WHAT TO PRODUCE:
Quote every line of the data below as it stands, omitting pictures.

=== DATASET EXCERPTS ===

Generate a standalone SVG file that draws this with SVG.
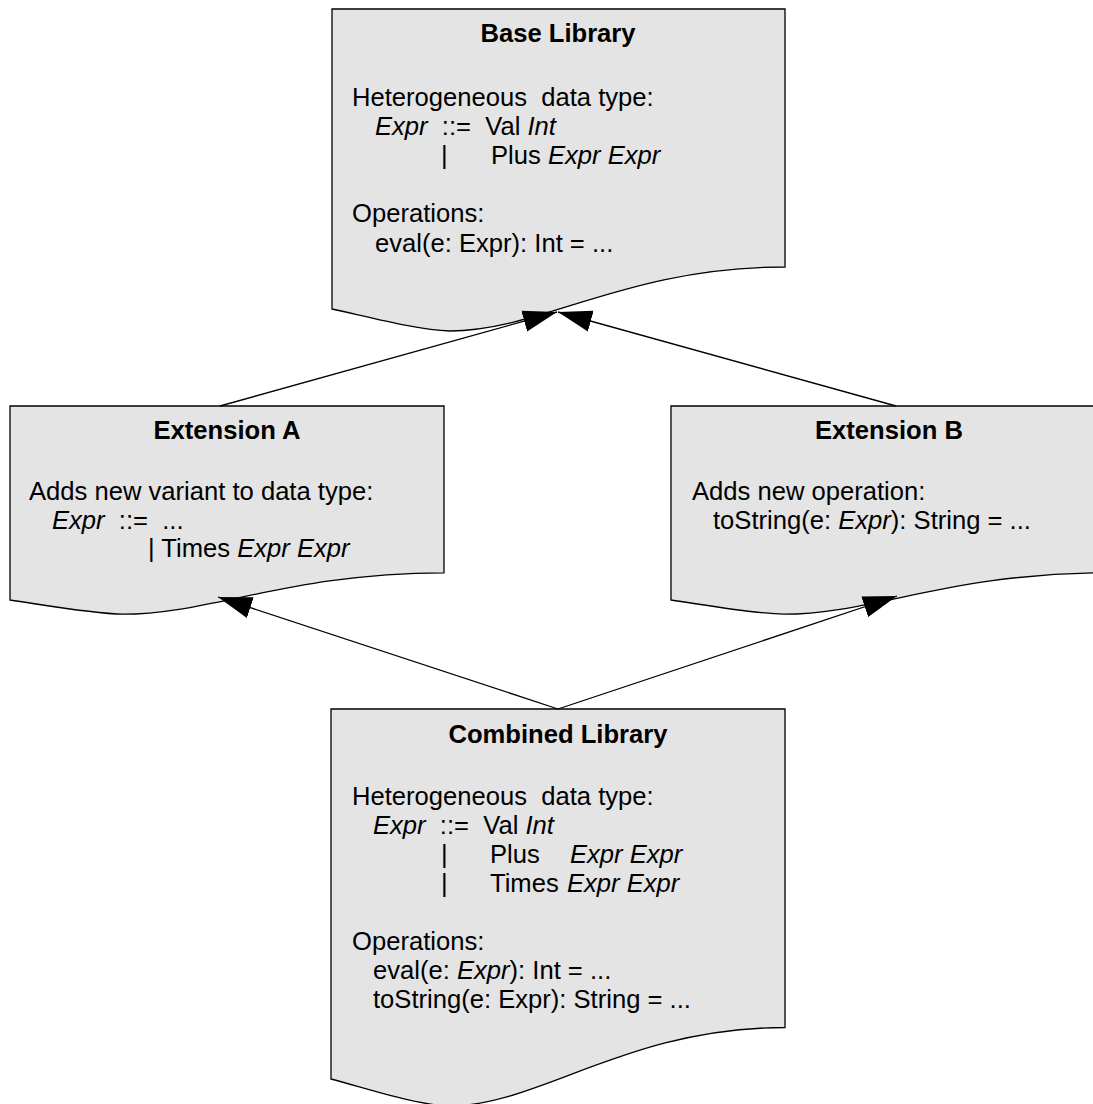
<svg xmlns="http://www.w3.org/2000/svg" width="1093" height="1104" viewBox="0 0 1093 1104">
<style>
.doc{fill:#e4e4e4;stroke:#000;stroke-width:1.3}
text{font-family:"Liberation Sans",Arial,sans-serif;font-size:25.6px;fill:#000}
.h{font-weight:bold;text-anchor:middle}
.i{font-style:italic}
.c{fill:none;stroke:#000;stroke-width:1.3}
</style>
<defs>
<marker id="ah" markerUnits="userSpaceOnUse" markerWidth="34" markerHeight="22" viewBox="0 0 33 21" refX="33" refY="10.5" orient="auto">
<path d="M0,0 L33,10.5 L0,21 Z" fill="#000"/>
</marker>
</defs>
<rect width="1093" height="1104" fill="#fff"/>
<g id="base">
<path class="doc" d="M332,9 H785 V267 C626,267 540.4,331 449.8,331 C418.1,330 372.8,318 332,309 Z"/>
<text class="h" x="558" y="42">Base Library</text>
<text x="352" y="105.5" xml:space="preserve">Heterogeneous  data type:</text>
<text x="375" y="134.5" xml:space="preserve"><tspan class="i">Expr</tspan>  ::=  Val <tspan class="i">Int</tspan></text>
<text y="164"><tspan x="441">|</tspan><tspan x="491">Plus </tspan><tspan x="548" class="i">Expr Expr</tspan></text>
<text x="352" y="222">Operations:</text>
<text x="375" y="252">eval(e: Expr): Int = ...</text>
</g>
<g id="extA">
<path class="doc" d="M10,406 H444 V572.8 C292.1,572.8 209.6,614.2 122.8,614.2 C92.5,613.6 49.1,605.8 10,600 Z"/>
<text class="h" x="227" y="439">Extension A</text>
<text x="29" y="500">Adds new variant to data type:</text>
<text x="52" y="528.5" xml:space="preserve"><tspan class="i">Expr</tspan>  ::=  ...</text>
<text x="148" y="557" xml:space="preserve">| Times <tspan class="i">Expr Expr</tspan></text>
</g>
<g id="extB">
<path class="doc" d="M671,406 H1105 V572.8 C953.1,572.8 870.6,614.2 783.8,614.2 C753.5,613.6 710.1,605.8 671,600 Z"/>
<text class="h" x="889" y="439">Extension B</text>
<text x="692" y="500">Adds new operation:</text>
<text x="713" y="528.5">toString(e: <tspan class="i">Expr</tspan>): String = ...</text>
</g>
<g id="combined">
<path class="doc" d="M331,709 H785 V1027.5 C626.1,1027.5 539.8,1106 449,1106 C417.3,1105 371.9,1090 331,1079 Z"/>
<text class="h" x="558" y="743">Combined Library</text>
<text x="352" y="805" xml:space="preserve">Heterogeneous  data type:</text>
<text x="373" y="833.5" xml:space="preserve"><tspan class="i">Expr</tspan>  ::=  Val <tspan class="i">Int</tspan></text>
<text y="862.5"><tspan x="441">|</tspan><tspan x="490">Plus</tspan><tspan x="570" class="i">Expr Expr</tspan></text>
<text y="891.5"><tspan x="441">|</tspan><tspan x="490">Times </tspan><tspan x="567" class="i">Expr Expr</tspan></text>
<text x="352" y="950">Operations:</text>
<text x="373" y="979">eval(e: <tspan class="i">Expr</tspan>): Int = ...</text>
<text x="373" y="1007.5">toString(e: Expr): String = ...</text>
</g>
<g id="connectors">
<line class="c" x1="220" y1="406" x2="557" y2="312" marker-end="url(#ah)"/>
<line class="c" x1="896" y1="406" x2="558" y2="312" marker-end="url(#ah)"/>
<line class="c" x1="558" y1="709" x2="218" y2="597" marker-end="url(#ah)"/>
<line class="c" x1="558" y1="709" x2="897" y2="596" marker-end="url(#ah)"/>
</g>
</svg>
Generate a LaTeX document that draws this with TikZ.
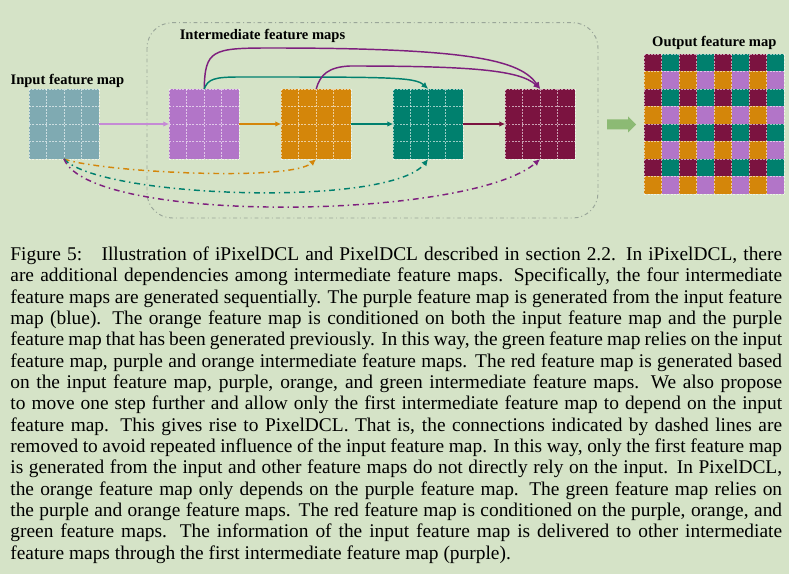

===

ANSWER FOR THE TASK:
Generate a standalone SVG file that draws this with SVG.
<svg xmlns="http://www.w3.org/2000/svg" width="1093" height="1104" viewBox="0 0 1093 1104">
<style>
.doc{fill:#e4e4e4;stroke:#000;stroke-width:1.3}
text{font-family:"Liberation Sans",Arial,sans-serif;font-size:25.6px;fill:#000}
.h{font-weight:bold;text-anchor:middle}
.i{font-style:italic}
.c{fill:none;stroke:#000;stroke-width:1.3}
</style>
<defs>
<marker id="ah" markerUnits="userSpaceOnUse" markerWidth="34" markerHeight="22" viewBox="0 0 33 21" refX="33" refY="10.5" orient="auto">
<path d="M0,0 L33,10.5 L0,21 Z" fill="#000"/>
</marker>
</defs>
<rect width="1093" height="1104" fill="#fff"/>
<g id="base">
<path class="doc" d="M332,9 H785 V267 C626,267 540.4,331 449.8,331 C418.1,330 372.8,318 332,309 Z"/>
<text class="h" x="558" y="42">Base Library</text>
<text x="352" y="105.5" xml:space="preserve">Heterogeneous  data type:</text>
<text x="375" y="134.5" xml:space="preserve"><tspan class="i">Expr</tspan>  ::=  Val <tspan class="i">Int</tspan></text>
<text y="164"><tspan x="441">|</tspan><tspan x="491">Plus </tspan><tspan x="548" class="i">Expr Expr</tspan></text>
<text x="352" y="222">Operations:</text>
<text x="375" y="252">eval(e: Expr): Int = ...</text>
</g>
<g id="extA">
<path class="doc" d="M10,406 H444 V572.8 C292.1,572.8 209.6,614.2 122.8,614.2 C92.5,613.6 49.1,605.8 10,600 Z"/>
<text class="h" x="227" y="439">Extension A</text>
<text x="29" y="500">Adds new variant to data type:</text>
<text x="52" y="528.5" xml:space="preserve"><tspan class="i">Expr</tspan>  ::=  ...</text>
<text x="148" y="557" xml:space="preserve">| Times <tspan class="i">Expr Expr</tspan></text>
</g>
<g id="extB">
<path class="doc" d="M671,406 H1105 V572.8 C953.1,572.8 870.6,614.2 783.8,614.2 C753.5,613.6 710.1,605.8 671,600 Z"/>
<text class="h" x="889" y="439">Extension B</text>
<text x="692" y="500">Adds new operation:</text>
<text x="713" y="528.5">toString(e: <tspan class="i">Expr</tspan>): String = ...</text>
</g>
<g id="combined">
<path class="doc" d="M331,709 H785 V1027.5 C626.1,1027.5 539.8,1106 449,1106 C417.3,1105 371.9,1090 331,1079 Z"/>
<text class="h" x="558" y="743">Combined Library</text>
<text x="352" y="805" xml:space="preserve">Heterogeneous  data type:</text>
<text x="373" y="833.5" xml:space="preserve"><tspan class="i">Expr</tspan>  ::=  Val <tspan class="i">Int</tspan></text>
<text y="862.5"><tspan x="441">|</tspan><tspan x="490">Plus</tspan><tspan x="570" class="i">Expr Expr</tspan></text>
<text y="891.5"><tspan x="441">|</tspan><tspan x="490">Times </tspan><tspan x="567" class="i">Expr Expr</tspan></text>
<text x="352" y="950">Operations:</text>
<text x="373" y="979">eval(e: <tspan class="i">Expr</tspan>): Int = ...</text>
<text x="373" y="1007.5">toString(e: Expr): String = ...</text>
</g>
<g id="connectors">
<line class="c" x1="220" y1="406" x2="557" y2="312" marker-end="url(#ah)"/>
<line class="c" x1="896" y1="406" x2="558" y2="312" marker-end="url(#ah)"/>
<line class="c" x1="558" y1="709" x2="218" y2="597" marker-end="url(#ah)"/>
<line class="c" x1="558" y1="709" x2="897" y2="596" marker-end="url(#ah)"/>
</g>
</svg>
Generate a LaTeX document that draws this with TikZ.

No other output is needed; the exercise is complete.